*** DATA PROVIDED

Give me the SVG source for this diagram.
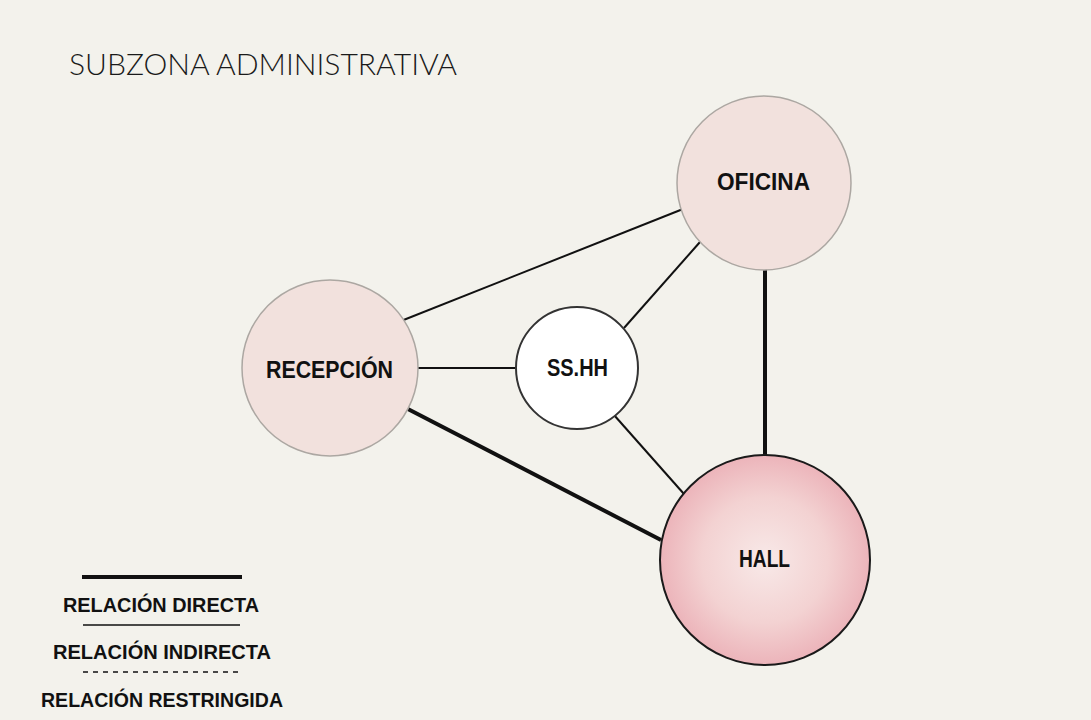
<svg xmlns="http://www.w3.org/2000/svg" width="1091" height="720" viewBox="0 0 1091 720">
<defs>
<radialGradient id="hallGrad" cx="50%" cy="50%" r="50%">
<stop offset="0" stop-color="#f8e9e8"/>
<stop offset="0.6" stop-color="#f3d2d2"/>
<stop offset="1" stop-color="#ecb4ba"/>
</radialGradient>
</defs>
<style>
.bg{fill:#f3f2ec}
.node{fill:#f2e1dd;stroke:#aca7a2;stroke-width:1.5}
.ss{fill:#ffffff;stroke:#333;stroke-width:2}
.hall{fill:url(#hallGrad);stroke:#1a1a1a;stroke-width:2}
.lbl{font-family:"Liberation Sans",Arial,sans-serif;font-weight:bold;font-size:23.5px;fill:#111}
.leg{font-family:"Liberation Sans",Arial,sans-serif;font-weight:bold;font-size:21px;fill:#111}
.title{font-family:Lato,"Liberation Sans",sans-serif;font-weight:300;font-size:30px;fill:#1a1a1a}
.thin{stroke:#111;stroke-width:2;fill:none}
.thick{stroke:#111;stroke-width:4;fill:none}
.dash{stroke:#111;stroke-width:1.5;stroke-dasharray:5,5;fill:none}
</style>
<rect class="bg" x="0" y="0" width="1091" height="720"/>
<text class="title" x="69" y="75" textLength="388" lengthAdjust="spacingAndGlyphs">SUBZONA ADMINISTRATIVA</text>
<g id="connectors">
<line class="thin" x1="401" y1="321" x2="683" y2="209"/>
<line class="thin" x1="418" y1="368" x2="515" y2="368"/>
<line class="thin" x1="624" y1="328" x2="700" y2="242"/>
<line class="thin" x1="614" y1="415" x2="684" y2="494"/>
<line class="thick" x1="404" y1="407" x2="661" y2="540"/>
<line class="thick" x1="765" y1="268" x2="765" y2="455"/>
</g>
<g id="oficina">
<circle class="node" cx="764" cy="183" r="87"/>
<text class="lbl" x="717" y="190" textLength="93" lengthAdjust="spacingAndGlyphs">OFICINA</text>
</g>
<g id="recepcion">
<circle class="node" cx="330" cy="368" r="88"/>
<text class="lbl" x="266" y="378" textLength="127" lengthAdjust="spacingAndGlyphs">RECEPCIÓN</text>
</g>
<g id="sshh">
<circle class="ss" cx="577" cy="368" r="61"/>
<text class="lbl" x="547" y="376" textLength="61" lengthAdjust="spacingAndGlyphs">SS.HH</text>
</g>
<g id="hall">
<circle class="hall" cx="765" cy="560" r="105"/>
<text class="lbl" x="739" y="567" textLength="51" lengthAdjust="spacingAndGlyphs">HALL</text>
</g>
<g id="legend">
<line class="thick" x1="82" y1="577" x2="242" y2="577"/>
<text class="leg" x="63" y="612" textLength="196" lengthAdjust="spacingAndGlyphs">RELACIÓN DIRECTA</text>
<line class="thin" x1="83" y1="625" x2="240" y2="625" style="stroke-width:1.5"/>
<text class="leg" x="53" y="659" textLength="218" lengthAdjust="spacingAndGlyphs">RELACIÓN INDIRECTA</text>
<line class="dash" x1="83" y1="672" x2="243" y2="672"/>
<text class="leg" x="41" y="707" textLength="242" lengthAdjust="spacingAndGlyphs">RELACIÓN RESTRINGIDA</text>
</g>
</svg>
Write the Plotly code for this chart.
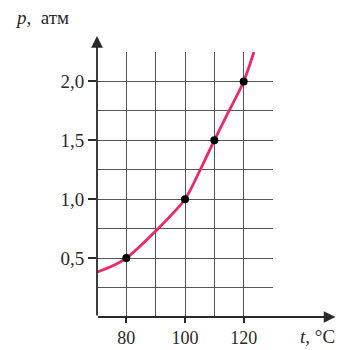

******

Give back the entries verbatim. Do not include any picture.

**COMPLETE RESPONSE:**
Give me the SVG source for this diagram.
<svg xmlns="http://www.w3.org/2000/svg" width="1091" height="720" viewBox="0 0 1091 720">
<defs>
<radialGradient id="hallGrad" cx="50%" cy="50%" r="50%">
<stop offset="0" stop-color="#f8e9e8"/>
<stop offset="0.6" stop-color="#f3d2d2"/>
<stop offset="1" stop-color="#ecb4ba"/>
</radialGradient>
</defs>
<style>
.bg{fill:#f3f2ec}
.node{fill:#f2e1dd;stroke:#aca7a2;stroke-width:1.5}
.ss{fill:#ffffff;stroke:#333;stroke-width:2}
.hall{fill:url(#hallGrad);stroke:#1a1a1a;stroke-width:2}
.lbl{font-family:"Liberation Sans",Arial,sans-serif;font-weight:bold;font-size:23.5px;fill:#111}
.leg{font-family:"Liberation Sans",Arial,sans-serif;font-weight:bold;font-size:21px;fill:#111}
.title{font-family:Lato,"Liberation Sans",sans-serif;font-weight:300;font-size:30px;fill:#1a1a1a}
.thin{stroke:#111;stroke-width:2;fill:none}
.thick{stroke:#111;stroke-width:4;fill:none}
.dash{stroke:#111;stroke-width:1.5;stroke-dasharray:5,5;fill:none}
</style>
<rect class="bg" x="0" y="0" width="1091" height="720"/>
<text class="title" x="69" y="75" textLength="388" lengthAdjust="spacingAndGlyphs">SUBZONA ADMINISTRATIVA</text>
<g id="connectors">
<line class="thin" x1="401" y1="321" x2="683" y2="209"/>
<line class="thin" x1="418" y1="368" x2="515" y2="368"/>
<line class="thin" x1="624" y1="328" x2="700" y2="242"/>
<line class="thin" x1="614" y1="415" x2="684" y2="494"/>
<line class="thick" x1="404" y1="407" x2="661" y2="540"/>
<line class="thick" x1="765" y1="268" x2="765" y2="455"/>
</g>
<g id="oficina">
<circle class="node" cx="764" cy="183" r="87"/>
<text class="lbl" x="717" y="190" textLength="93" lengthAdjust="spacingAndGlyphs">OFICINA</text>
</g>
<g id="recepcion">
<circle class="node" cx="330" cy="368" r="88"/>
<text class="lbl" x="266" y="378" textLength="127" lengthAdjust="spacingAndGlyphs">RECEPCIÓN</text>
</g>
<g id="sshh">
<circle class="ss" cx="577" cy="368" r="61"/>
<text class="lbl" x="547" y="376" textLength="61" lengthAdjust="spacingAndGlyphs">SS.HH</text>
</g>
<g id="hall">
<circle class="hall" cx="765" cy="560" r="105"/>
<text class="lbl" x="739" y="567" textLength="51" lengthAdjust="spacingAndGlyphs">HALL</text>
</g>
<g id="legend">
<line class="thick" x1="82" y1="577" x2="242" y2="577"/>
<text class="leg" x="63" y="612" textLength="196" lengthAdjust="spacingAndGlyphs">RELACIÓN DIRECTA</text>
<line class="thin" x1="83" y1="625" x2="240" y2="625" style="stroke-width:1.5"/>
<text class="leg" x="53" y="659" textLength="218" lengthAdjust="spacingAndGlyphs">RELACIÓN INDIRECTA</text>
<line class="dash" x1="83" y1="672" x2="243" y2="672"/>
<text class="leg" x="41" y="707" textLength="242" lengthAdjust="spacingAndGlyphs">RELACIÓN RESTRINGIDA</text>
</g>
</svg>
Write the Plotly code for this chart.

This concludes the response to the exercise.